Reputation: 1197
I am new to Pig and still exploring efficient ways to do simple things. For example, I have a bag of events
{"events":[{"event": ev1}, {"event": ev2}, {"event":ev3}, ....]}
And I want to collapse that as just a tuple, something like
{"events":[ev1, ev2, ev3, ....]}
Is there a way to achieve this in Pig? I have veen struggling through this for a while, but without much success :(.
Thanks in advance
Upvotes: 0
Views: 1085
Reputation: 1197
Thanks all for informative comments. They helped me.
However, I found I was missing an important feature of a Schema
, namely, every field has a key, and a value (a map). So now I achieve what I wanted by writing a UDF converting the bag to a comma separated string of values:
package BagCondenser;
import java.io.IOException;
import java.util.Iterator;
import org.apache.pig.EvalFunc;
import org.apache.pig.data.DataBag;
import org.apache.pig.data.Tuple;
public class BagToStringOfCommaSeparatedSegments
extends EvalFunc<String> {
@Override
public String exec(Tuple input) throws IOException {
// Condensed bag to be returned
String listOfSegmentIds = new String("");
// Cast the input to a bag
Object inputObject = input.get(0);
// Throw error if not bag-able input
if (!(inputObject instanceof DataBag))
throw new IOException("Expected input to be a bag, but got: "
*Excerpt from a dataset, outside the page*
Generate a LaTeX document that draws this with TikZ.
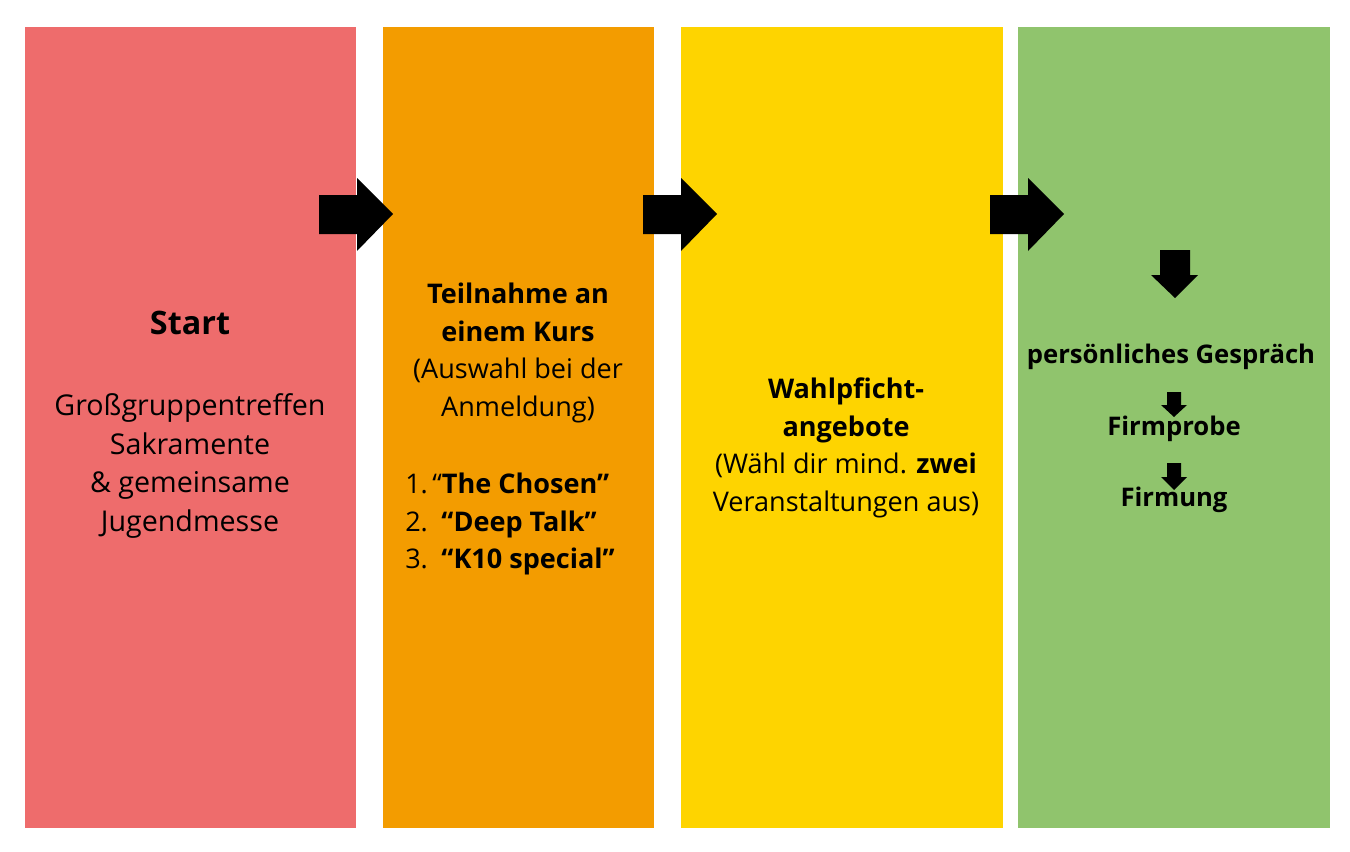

+ inputObject.getClass());
// The input bag
DataBag bag = (DataBag) inputObject;
Iterator it = bag.iterator();
// Collect second fields of each tuple and add to the output bag
while(it.hasNext()) {
// If the return string already had values, append a ','
if ( ! listOfSegmentIds.equals("") )
listOfSegmentIds += ",";
Tuple tuple = (Tuple) it.next();
listOfSegmentIds += tuple.get(0).toString();
}
return listOfSegmentIds;
}
}
Upvotes: 0
Reputation: 5184
Looking at your input it seems that your schema is something like:
A: {name:chararray, vals:{(inner_name:chararray, inner_value:chararray)}}
As I mentioned in a comment to your question, actually turning this into an array of nothing but inner_value
s will be extremely difficult since you don't know how many fields you could potentially have. When you don't know the number of fields you should always try to use a bag in Pig.
Luckily, if you can in fact use a bag for this it is trivial:
-- Project out only inner_value from the bag vals
B = FOREACH A GENERATE name, vals.inner_value ;
Upvotes: 0